Por fim, não há dúvidas que, de acordo com o Código Civil, ainda que haja testamento deixando todos os bens aos descendentes, em detrimento do cônjuge sobrevivente, deve prevalecer o entendimento de que há ruptura do testamento que pretenda excluir o cônjuge sobrevivente do rol dos herdeiros necessários, ainda que o regime de bens escolhido no casamento seja o da separação convencional, sob pena de atropelamento e subversão da ordem de vocação hereditária surgida com o vigente Código Civil que tem por escopo a proteção do cônjuge sobrevivente casado sob o regime da separação.


Notas e Referências:

[1] STJ, REsp. 992.749 /MS, 3ª T., rel. Min. Nancy Andrighi, j. 1º.12.2009, DJe 05.02.2010.

[2]  Há concorrência do cônjuge no regime da separação convencional de bens. Disponível em: < http://professorflaviotartuce.blogspot.com.br/2015/06/stj-ha-concorrencia-do-conjuge-no.html>. Acesso em: 28 de out. 2016

[3] Código Civil Comentado. 11ª. ed., São Paulo: Revista dos Tribunais, 2014, nota n. 10, ao art. 1.829 , p. 2.091.

[4] Manual de Direito Civil. 2ª. ed., São Paulo: Revista dos Tribunais, 2015, p. 975.

[5] Direito Civil Brasileiro, 3ª ed., Saraiva, vol. VII, 2009, p. 150

[6] No mesmo sentido, conferir, ainda, Maria Helena Diniz, Curso de Direito Civil Brasileiro, 20ª ed., São Paulo: Saraiva, 2006, p. 124 e s, v. 6 - Direito das Sucessões.

[7] STJ, REsp. 1.382.170 – SP, Segunda Seção, rel. Min. Moura Ribeiro, rel. p/ o acórdão Min. João Otávio de Noronha, j. 22.4.2015, DJe 26.05.2015. No mesmo sentido: STJ, REsp. 1.472.945 - RJ, 3ª T., rel. Min. Ricardo Villas Bôas Cueva, j. 23.10.2014: “Recurso Especial. Direito das Sucessões. Inventário e partilha. Regime de Bens. Separação Convencional. Pacto antenupcial por escritura pública. Cônjuge sobrevivente. Concorrência na sucessão hereditária com descendentes. Condição de herdeiro. Reconhecimento. Exegese do art. 1.829, I, do CC/02. Avanço no campo sucessório do Código Civil de 2002. Princípio da vedação ao retrocesso social”.

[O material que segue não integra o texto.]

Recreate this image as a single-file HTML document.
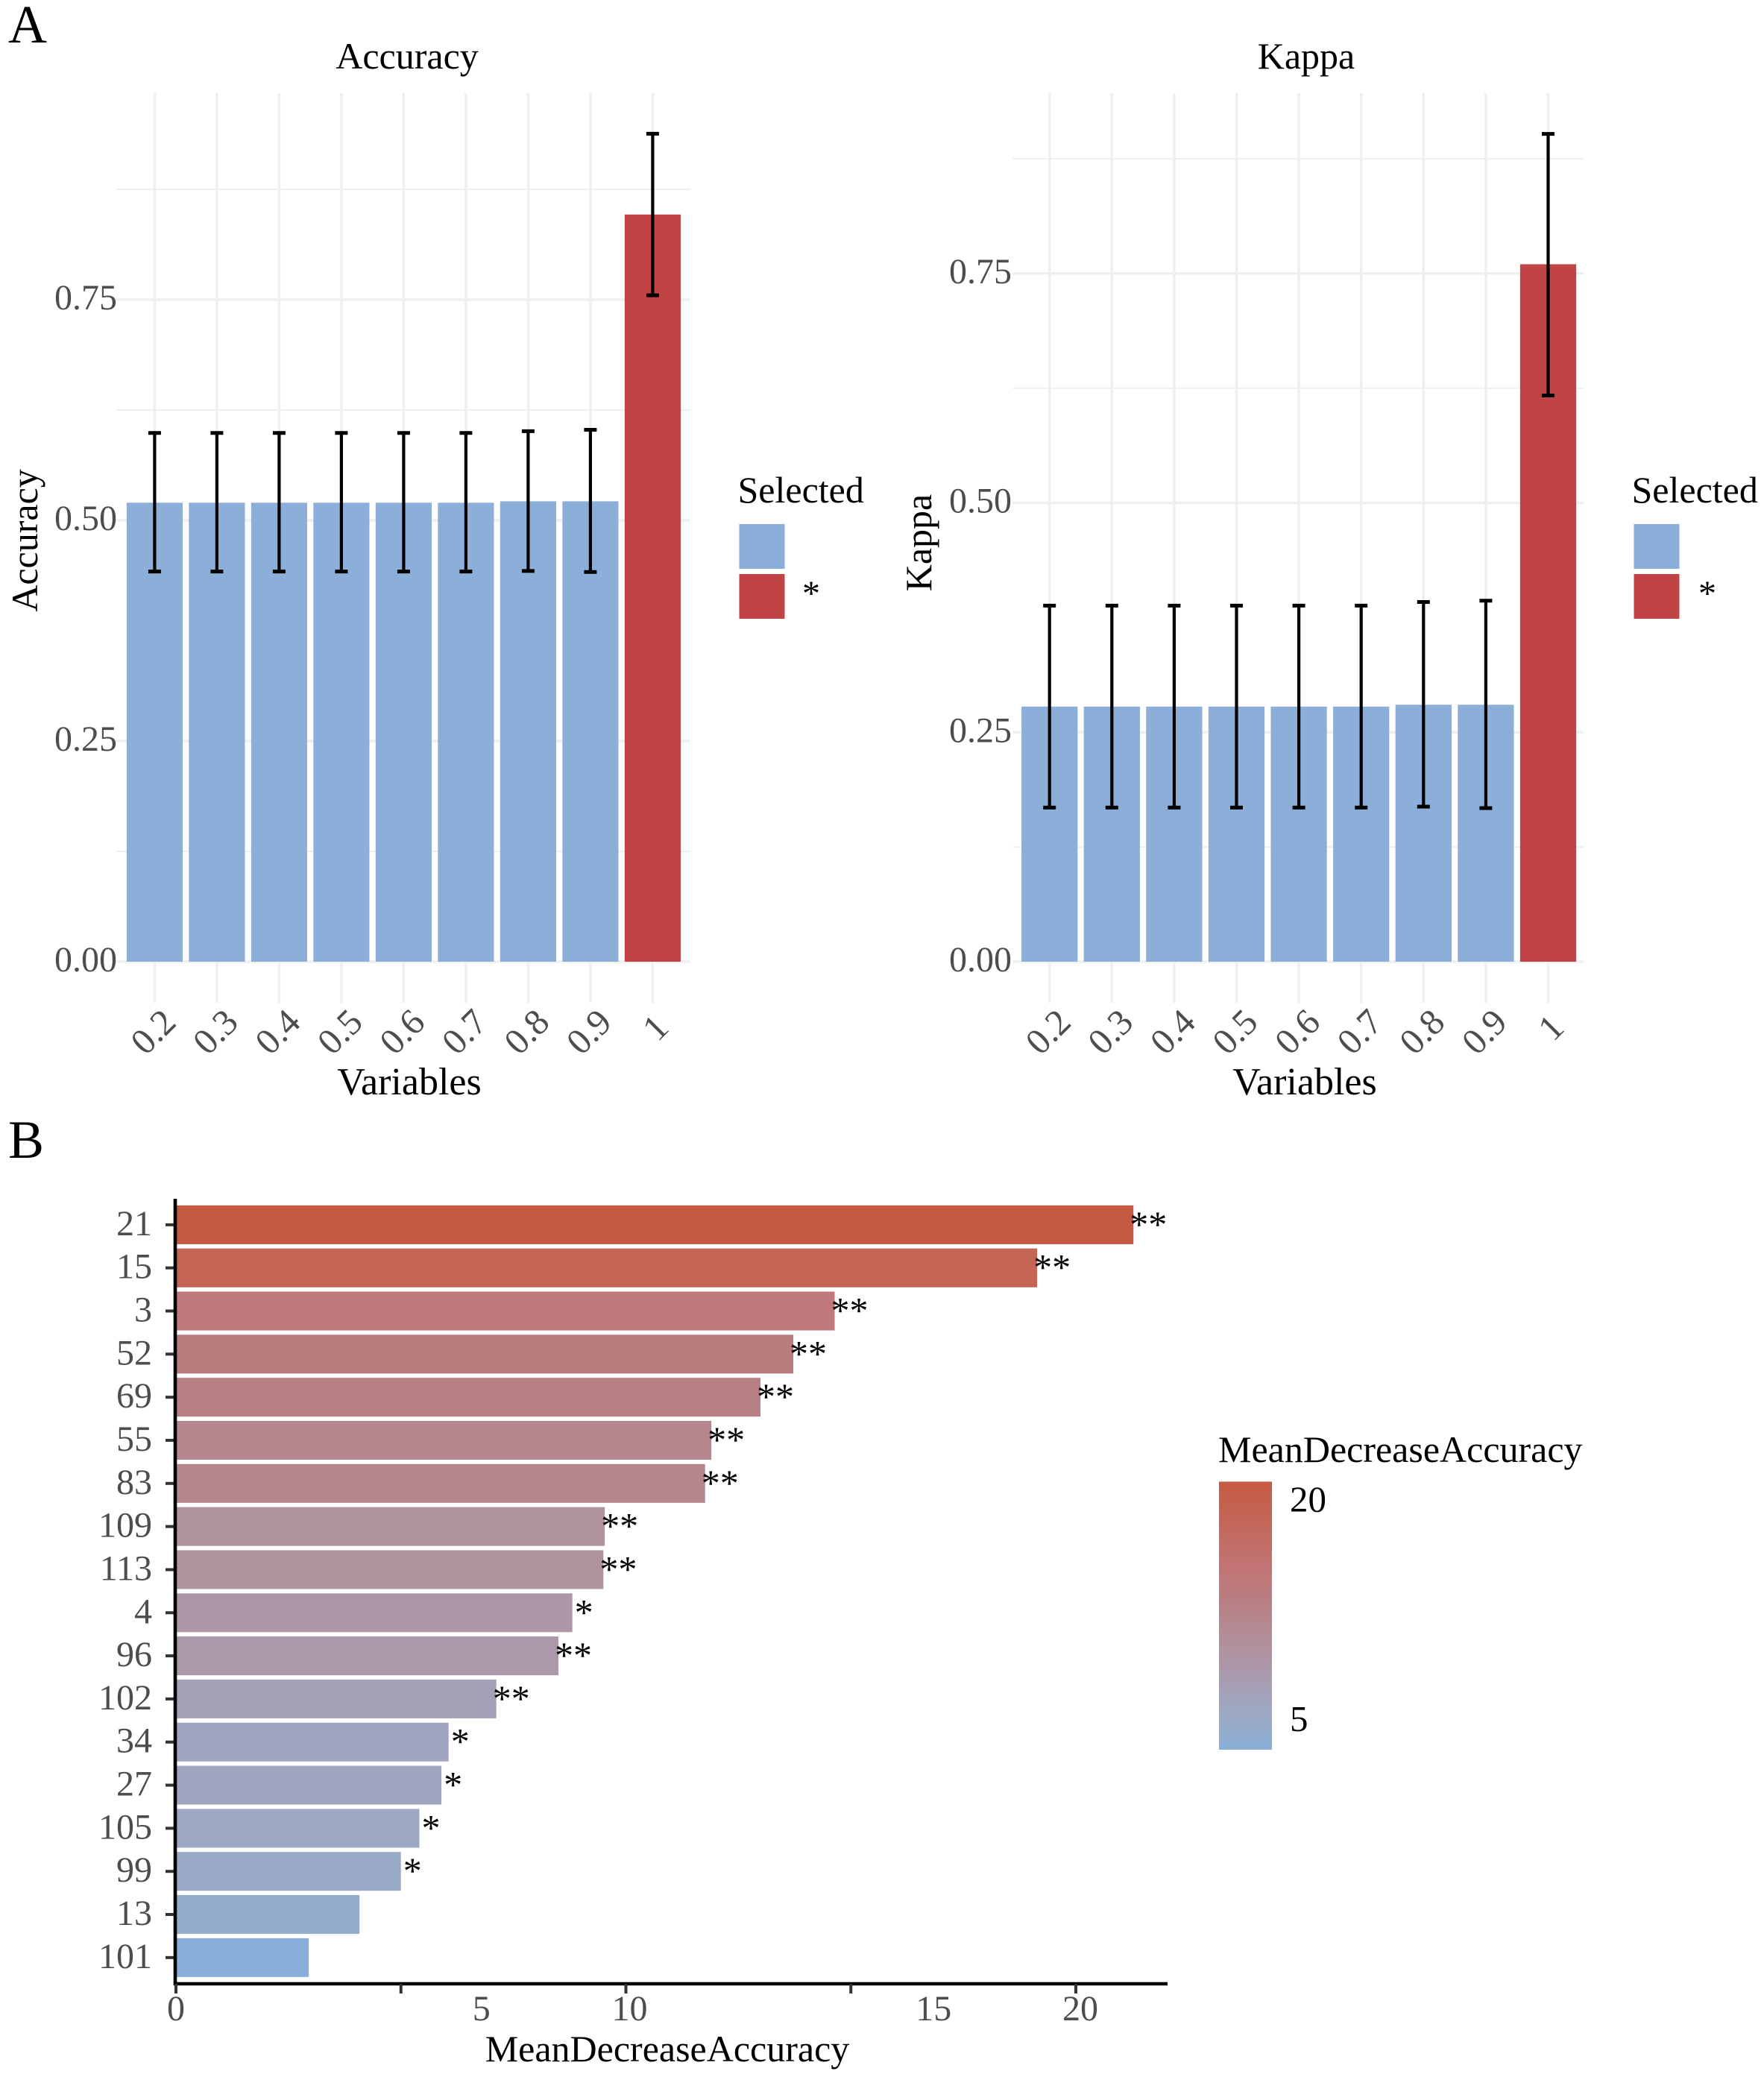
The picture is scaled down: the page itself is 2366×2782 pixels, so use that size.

[8] TJSP, Ag. 2036160-68.2015.8.26.0000, 9ª Câm. Dir. Priv., Rel. Des. Piva Rodrigues, j.  3.6.2015. Com o mesmo posicionamento, embora não tão recentes: TJSP, 4ª Câmara de Direito Privado, Ag 0080738-58.2012.8.26.0000, Rel. Des. Milton Carvalho, j.  30.8.2012: “Agravo de Instrumento. Arrolamento. Sucessão testamentária e legítima. Casamento pelo regime da separação convencional de bens. Cônjuge supérstite é herdeiro necessário do “de cujus” e concorre com os descendentes na legítima, ainda que beneficiado em testamento com 50% dos bens do espólio. Inteligência dos artigos 1.829, I, e 1.845, do Código Civil. Recurso provido”; TJSP, 2ª Câmara de Direito Privado, Ag. 0007645-96.2011.8.26.0000, Rel. Des. José Carlos Ferreira, j. 04.10.2011 “Agravo de Instrumento. Inventário. Decisão que declarou que o cônjuge supérstite não é herdeiro nem meeiro. Viúva que foi casada com o autor da herança pelo regime da separação convencional Decisão que contraria a lei, em especial os artigos 1.845 e 1829 do Código Civil. Decisão reformada Agravo provido”.